King of Qatna
- Reign: c. 1783 – c. 1772 BC
- Predecessor: Amut-pi'el I
- Successor: Amut-pi'el II
- Died: c. 1772 BC
- Issue: Amut-pi'el II Dam-Hurasi

= Ishi-Addu =

Ishi-Addu or Išḫi-Addu (died c. 1772 BC) was king of Qatna in the first half of the 18th century BC during the early Middle Bronze IIA (c. 1820-1630 BC).

He is known for his correspondences with Shamshi-Adad I of the Kingdom of Upper Mesopotamia who was his closest ally. Qatna was at its height during Ishi-Addu's reign, which was, however, plagued with revolts in the southern parts of the kingdom and with constant war with Yamhad, Qatna's northern neighbour.

==Reign==
When his reign began is uncertain; he succeeded Amut-pi'el I, who is most likely his father. Ishi-Addu is mainly known from his correspondences with Mari for a period of six years between c. 1783–1778 BC.

Qatna was at its apex during the reign of Ishi-Addu. In the South, he was the overlord of Hazor. In the west, he influenced the many kingdoms of Amurru which controlled the central Levantine coast between Byblos and Ugarit acknowledged his authority. Ishi-Addu was a close ally of Shamshi-Adad I of the Kingdom of Upper Mesopotamia who conquered Mari and installed his son Yasmah-Adad on its throne. The alliance between Qatna and Assyria was concluded shortly after Yasmah-Adad installation; it was cemented by the marriage of Dam-Ḫuraṣi, Ishi-Addu's daughter, to Yasmah-Adad around 1782 BC. The dowry of Qatna's princess was huge and Ishi-Addu demanded his vassals to contribute; a tablet discovered in Hazor contains orders from Qatna for the providing of large quantities of commodities such as textiles, objects made of precious metals and weapons.

Since early in their history, Qatna and Yamhad shared a hostile relation; the situation worsened during Ishi-Addu's reign and evolved into border warfare. Qatna occupied the city of Parga in the region of Hamath for a while before Sumu-Epuh of Yamhad retook it. In the south, Ishi-Addu faced a general rebellion; after petitions by Qatna, Shamshi-Adad I sent an army to help Ishi-Addu dealing with the rebellion. Shamshi-Adad I planned to send an army of 20,000 soldiers and for his son Yasmah-Adad to lend them leadership, but these plans could not be realized. Instead, a much more modest army was sent under command from generals who were put in the service of Ishi-Addu around 1781 BC. The Assyrian troops avoided engaging Yamhad and did not participate in its war with Qatna while Ishi-Addu took up residence in Qadeš to oversee the suppression of the rebellion, which apparently was supported by Yamhad.
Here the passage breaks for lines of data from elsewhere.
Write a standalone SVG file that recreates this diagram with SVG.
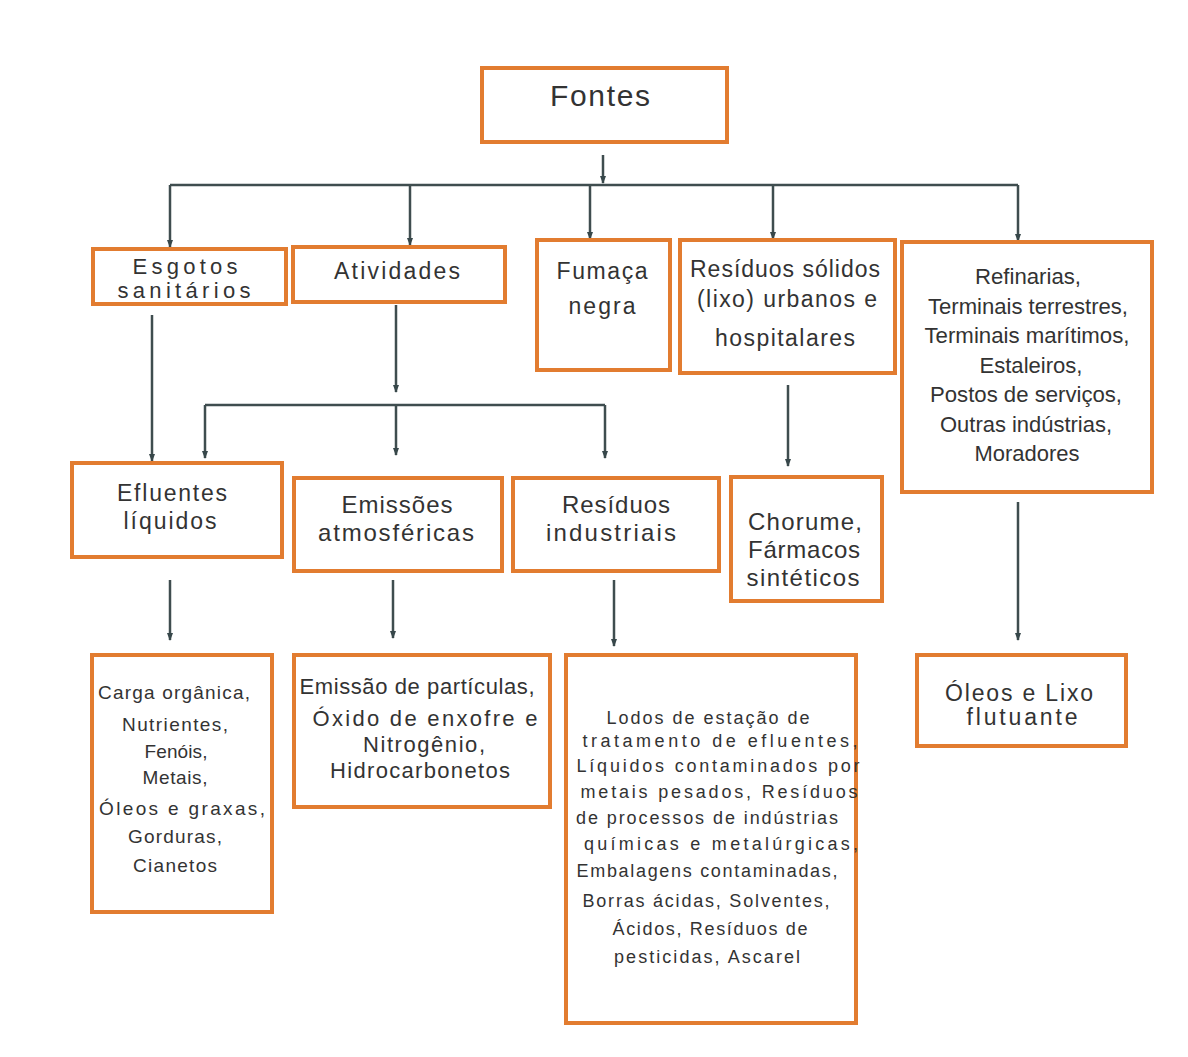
<svg xmlns="http://www.w3.org/2000/svg" width="1188" height="1057" viewBox="0 0 1188 1057">
<defs>
<marker id="ah" markerUnits="userSpaceOnUse" markerWidth="8" markerHeight="8" refX="7" refY="4" orient="auto">
<path d="M0,1 L8,4 L0,7 z" fill="#37474a"/>
</marker>
<style>
.box{fill:#fff;stroke:#e27c30;stroke-width:4}
.c{fill:none;stroke:#3f4d4f;stroke-width:2.5}
.a{marker-end:url(#ah)}
text{font-family:"Liberation Sans",Arial,sans-serif;fill:#333;text-anchor:middle}
.t24{font-size:24px}
.t23{font-size:23px}
.t22{font-size:22px}
.t19{font-size:19px}
.t18{font-size:18px}
.t21{font-size:22px}
</style>
</defs>
<rect width="1188" height="1057" fill="#fff"/>
<g id="connectors">
<path class="c a" d="M603,155 V183"/>
<path class="c" d="M170,185 H1018"/>
<path class="c a" d="M170,185 V247"/>
<path class="c a" d="M410,185 V245"/>
<path class="c a" d="M590,185 V239"/>
<path class="c a" d="M773,185 V239"/>
<path class="c a" d="M1018,185 V241"/>
<path class="c a" d="M152,315 V461"/>
<path class="c a" d="M396,305 V392"/>
<path class="c" d="M205,405 H605"/>
<path class="c a" d="M205,405 V458"/>
<path class="c a" d="M396,405 V455"/>
<path class="c a" d="M605,405 V458"/>
<path class="c a" d="M788,385 V466"/>
<path class="c a" d="M1018,502 V640"/>
<path class="c a" d="M170,580 V640"/>
<path class="c a" d="M393,580 V638"/>
<path class="c a" d="M614,580 V646"/>
</g>
<g id="fontes">
<rect class="box" x="482" y="68" width="245" height="74"/>
<text x="600" y="106" font-size="30" textLength="100" lengthAdjust="spacing">Fontes</text>
</g>
<g id="esgotos">
<rect class="box" x="93" y="249" width="193" height="55"/>
<text class="t22" x="185" y="274" textLength="105" lengthAdjust="spacing">Esgotos</text>
<text class="t22" x="184" y="298" textLength="133" lengthAdjust="spacing">sanitários</text>
</g>
<g id="atividades">
<rect class="box" x="293" y="247" width="212" height="55"/>
<text class="t23" x="397" y="279" textLength="126" lengthAdjust="spacing">Atividades</text>
</g>
<g id="fumaca">
<rect class="box" x="537" y="240" width="133" height="130"/>
<text class="t23" x="602" y="279" textLength="91" lengthAdjust="spacing">Fumaça</text>
<text class="t23" x="602" y="314" textLength="67" lengthAdjust="spacing">negra</text>
</g>
<g id="residuos-solidos">
<rect class="box" x="680" y="240" width="215" height="133"/>
<text class="t23" x="785" y="277" textLength="190" lengthAdjust="spacing">Resíduos sólidos</text>
<text class="t23" x="787" y="307" textLength="180" lengthAdjust="spacing">(lixo) urbanos e</text>
<text class="t23" x="785" y="346" textLength="140" lengthAdjust="spacing">hospitalares</text>
</g>
<g id="refinarias">
<rect class="box" x="902" y="242" width="250" height="250"/>
<text class="t22" x="1028" y="284" textLength="106" lengthAdjust="spacingAndGlyphs">Refinarias,</text>
<text class="t22" x="1028" y="314" textLength="200" lengthAdjust="spacingAndGlyphs">Terminais terrestres,</text>
<text class="t22" x="1027" y="343" textLength="205" lengthAdjust="spacingAndGlyphs">Terminais marítimos,</text>
<text class="t22" x="1031" y="373" textLength="103" lengthAdjust="spacingAndGlyphs">Estaleiros,</text>
<text class="t22" x="1026" y="402" textLength="192" lengthAdjust="spacingAndGlyphs">Postos de serviços,</text>
<text class="t22" x="1026" y="432" textLength="172" lengthAdjust="spacingAndGlyphs">Outras indústrias,</text>
<text class="t22" x="1027" y="461" textLength="105" lengthAdjust="spacingAndGlyphs">Moradores</text>
</g>
<g id="efluentes">
<rect class="box" x="72" y="463" width="210" height="94"/>
<text class="t23" x="172" y="501" textLength="110" lengthAdjust="spacing">Efluentes</text>
<text class="t23" x="170" y="529" textLength="93" lengthAdjust="spacing">líquidos</text>
</g>
<g id="emissoes">
<rect class="box" x="294" y="478" width="208" height="93"/>
<text class="t24" x="397" y="513" textLength="111" lengthAdjust="spacing">Emissões</text>
<text class="t24" x="396" y="541" textLength="156" lengthAdjust="spacing">atmosféricas</text>
</g>
<g id="residuos-industriais">
<rect class="box" x="513" y="478" width="206" height="93"/>
<text class="t24" x="616" y="513" textLength="108" lengthAdjust="spacing">Resíduos</text>
<text class="t24" x="611" y="541" textLength="130" lengthAdjust="spacing">industriais</text>
</g>
<g id="chorume">
<rect class="box" x="731" y="477" width="151" height="124"/>
<text class="t24" x="805" y="530" textLength="114" lengthAdjust="spacing">Chorume,</text>
<text class="t24" x="804" y="558" textLength="112" lengthAdjust="spacing">Fármacos</text>
<text class="t24" x="803" y="586" textLength="113" lengthAdjust="spacing">sintéticos</text>
</g>
<g id="carga">
<rect class="box" x="92" y="655" width="180" height="257"/>
<text class="t19" x="174" y="699" textLength="152" lengthAdjust="spacing">Carga orgânica,</text>
<text class="t19" x="175" y="731" textLength="106" lengthAdjust="spacing">Nutrientes,</text>
<text class="t19" x="176" y="758" textLength="63" lengthAdjust="spacing">Fenóis,</text>
<text class="t19" x="175" y="784" textLength="65" lengthAdjust="spacing">Metais,</text>
<text class="t19" x="182" y="815" textLength="166" lengthAdjust="spacing">Óleos e graxas,</text>
<text class="t19" x="175" y="843" textLength="94" lengthAdjust="spacing">Gorduras,</text>
<text class="t19" x="175" y="872" textLength="84" lengthAdjust="spacing">Cianetos</text>
</g>
<g id="emissao-particulas">
<rect class="box" x="294" y="655" width="256" height="152"/>
<text class="t21" x="417" y="694" textLength="235" lengthAdjust="spacing">Emissão de partículas,</text>
<text class="t21" x="425" y="726" textLength="225" lengthAdjust="spacing">Óxido de enxofre e</text>
<text class="t21" x="424" y="752" textLength="122" lengthAdjust="spacing">Nitrogênio,</text>
<text class="t21" x="420" y="778" textLength="180" lengthAdjust="spacing">Hidrocarbonetos</text>
</g>
<g id="lodos">
<rect class="box" x="566" y="655" width="290" height="368"/>
<text class="t18" x="708" y="724" textLength="203" lengthAdjust="spacing">Lodos de estação de</text>
<text class="t18" x="720" y="747" textLength="275" lengthAdjust="spacing">tratamento de efluentes,</text>
<text class="t18" x="718" y="772" textLength="283" lengthAdjust="spacing">Líquidos contaminados por</text>
<text class="t18" x="719" y="798" textLength="277" lengthAdjust="spacing">metais pesados, Resíduos</text>
<text class="t18" x="707" y="824" textLength="262" lengthAdjust="spacing">de processos de indústrias</text>
<text class="t18" x="721" y="850" textLength="274" lengthAdjust="spacing">químicas e metalúrgicas,</text>
<text class="t18" x="707" y="877" textLength="261" lengthAdjust="spacing">Embalagens contaminadas,</text>
<text class="t18" x="706" y="907" textLength="247" lengthAdjust="spacing">Borras ácidas, Solventes,</text>
<text class="t18" x="710" y="935" textLength="195" lengthAdjust="spacing">Ácidos, Resíduos de</text>
<text class="t18" x="707" y="963" textLength="186" lengthAdjust="spacing">pesticidas, Ascarel</text>
</g>
<g id="oleos-lixo">
<rect class="box" x="917" y="655" width="209" height="91"/>
<text class="t23" x="1019" y="701" textLength="148" lengthAdjust="spacing">Óleos e Lixo</text>
<text class="t23" x="1022" y="725" textLength="111" lengthAdjust="spacing">flutuante</text>
</g>
</svg>
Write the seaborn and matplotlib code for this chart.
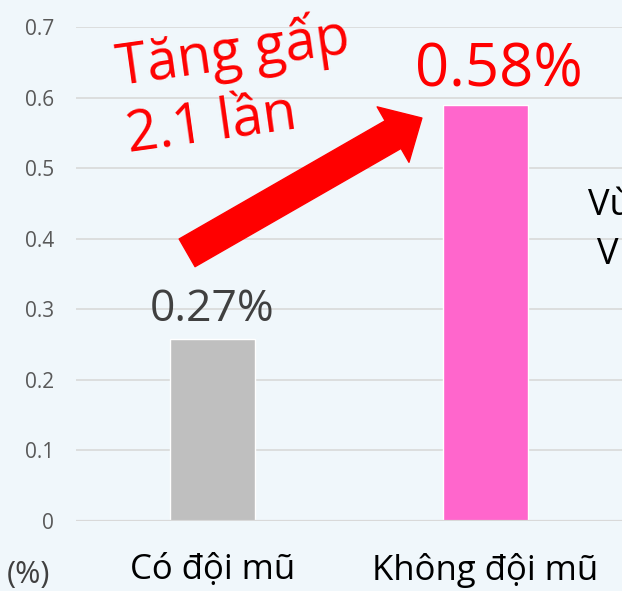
import matplotlib
matplotlib.use("Agg")
import matplotlib.pyplot as plt
import pandas as pd
import seaborn as sns

# données
categories = ["Có đội mũ", "Không đội mũ"]
taux = [0.258, 0.59]
etiquettes = ["0.27%", "0.58%"]
couleurs = ["#bfbfbf", "#ff66cc"]
yticks = [0, 0.1, 0.2, 0.3, 0.4, 0.5, 0.6, 0.7]
ytick_labels = ["0", "0.1", "0.2", "0.3", "0.4", "0.5", "0.6", "0.7"]

df = pd.DataFrame({"categorie": categories, "taux": taux})

sns.set_theme(style="whitegrid")
plt.rcParams["font.family"] = ["Open Sans", "DejaVu Sans"]

fond = "#f0f7fb"
fig = plt.figure(figsize=(6.22, 5.91), dpi=100, facecolor=fond)
ax = fig.add_axes([76 / 622, 70 / 591, 546 / 622, 494 / 591])
ax.set_facecolor(fond)

sns.barplot(data=df, x="categorie", y="taux", hue="categorie",
            palette=dict(zip(categories, couleurs)), width=0.315,
            legend=False, ax=ax, saturation=1)

ax.set_xlim(-0.5, 1.5)
ax.set_ylim(0, 0.7)
ax.set_yticks(yticks)
ax.set_yticklabels(ytick_labels)
ax.set_xlabel("")
ax.set_ylabel("")
ax.grid(axis="x", visible=False)
ax.grid(axis="y", color="#d9d9d9", linewidth=1.2)
ax.set_axisbelow(True)
for s in ax.spines.values():
    s.set_visible(False)
ax.axhline(0, color="#d9d9d9", linewidth=1.6, zorder=1)
ax.tick_params(axis="y", length=0, pad=16, labelsize=15, labelcolor="#595959")
ax.tick_params(axis="x", length=0, pad=23, labelsize=25, labelcolor="black")

# étiquettes de valeur
ax.text(0, taux[0] + 0.025, etiquettes[0], ha="center", va="baseline",
        fontsize=32, color="#404040")
ax.text(1.05, taux[1] + 0.025, etiquettes[1], ha="center", va="baseline",
        fontsize=43, color="red")

# flèche + commentaire
ax.annotate("", xy=(0.767, 0.571), xytext=(-0.093, 0.380),
            arrowprops=dict(arrowstyle="simple,head_length=0.52,head_width=1.0,tail_width=0.5",
                            mutation_scale=46, color="red", shrinkA=0, shrinkB=0))
ax.text(-0.365, 0.683, "Tăng gấp\n2.1 lần", ha="left", va="top", rotation=8,
        rotation_mode="anchor", multialignment="left", fontsize=40, color="red",
        linespacing=1.25)

# texte coupé à droite (comme sur l'original)
ax.text(1.375, 0.447, "Vù", ha="left", va="center", fontsize=26, color="black", clip_on=False)
ax.text(1.41, 0.377, "V", ha="left", va="center", fontsize=26, color="black", clip_on=False)

fig.text(7 / 622, 1 / 591, "(%)", ha="left", va="bottom", fontsize=22, color="#404040")

fig.savefig("out.png", dpi=100, facecolor=fond)
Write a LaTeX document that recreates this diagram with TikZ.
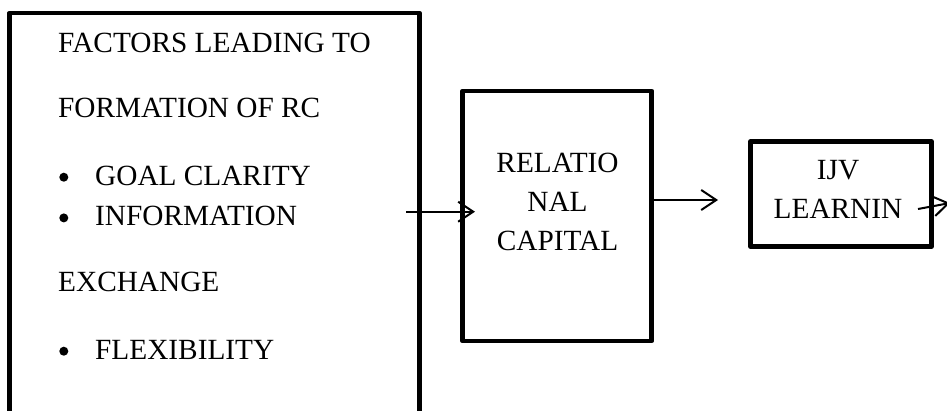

A fortress near Lake Homs was named after the king "Dur-Ishi-Addu".

The archive of Mari contains many letters from Ishi-Addu to Shamshi-Adad and his sons; in one of them, the king of Qatna tried to persuade Yasmah-Adad to join him in conquering three cities, telling his son in law that a big booty awaits them. There was also an incident where Yasmah-Adad detained messengers from Qatna causing Shamshi-Adad to write a sharp letter to his son ordering him to release the messengers. After four years in the service of Qatna, Shamshi-Adad I ordered his troops back and it might be connected to a peace treaty between Assyria and Yarim-Lim I, son of Sumu-Epuh; Ishi-Addu, who in the past declared that "even if Shamshi-Adad would conclude peace with Sumu-epuh, I will never make peace with Sumu-epuh, as long as I live!", was delivered a heavy blow. The sources of Mari are silent on how the king dealt with the situation that resulted from Shamshi-Adad's peace with Yamhad, and by the time they resumed mentioning Qatna around 1772 BC, Ishi-Addu was dead and succeeded by his son Amut-pi'el II.

==Personality==
Judging by his letters, the king had a great ability to whine whenever he felt insulted. Shortly after Shamshi-Adad I's death, tension between Ishi-Addu and the Assyrian king's eldest son Ishme-Dagan I occurred. The king of Assyria asked for two horses from Qatna, and it seems that Ishi-Addu asked for something in return, but Ishme-Dagan sent a small amount of the horses' real value and seems to not have met Ishi-Addu's request causing the latter to write an angry message, which was apparently intercepted in Mari by Yasmah-Adad who had interest in keeping his brother and father in law at peace. His letters concerning his daughter also reveal a man capable of compassion; he wrote Yasmah-Adad: "I am placing in your lap my flesh and my future. Your maid I have given you, may God prove her attractive to you. I am placing in your lap my flesh and my future, for this throne ('house') has now become yours and Mari's has now become mine".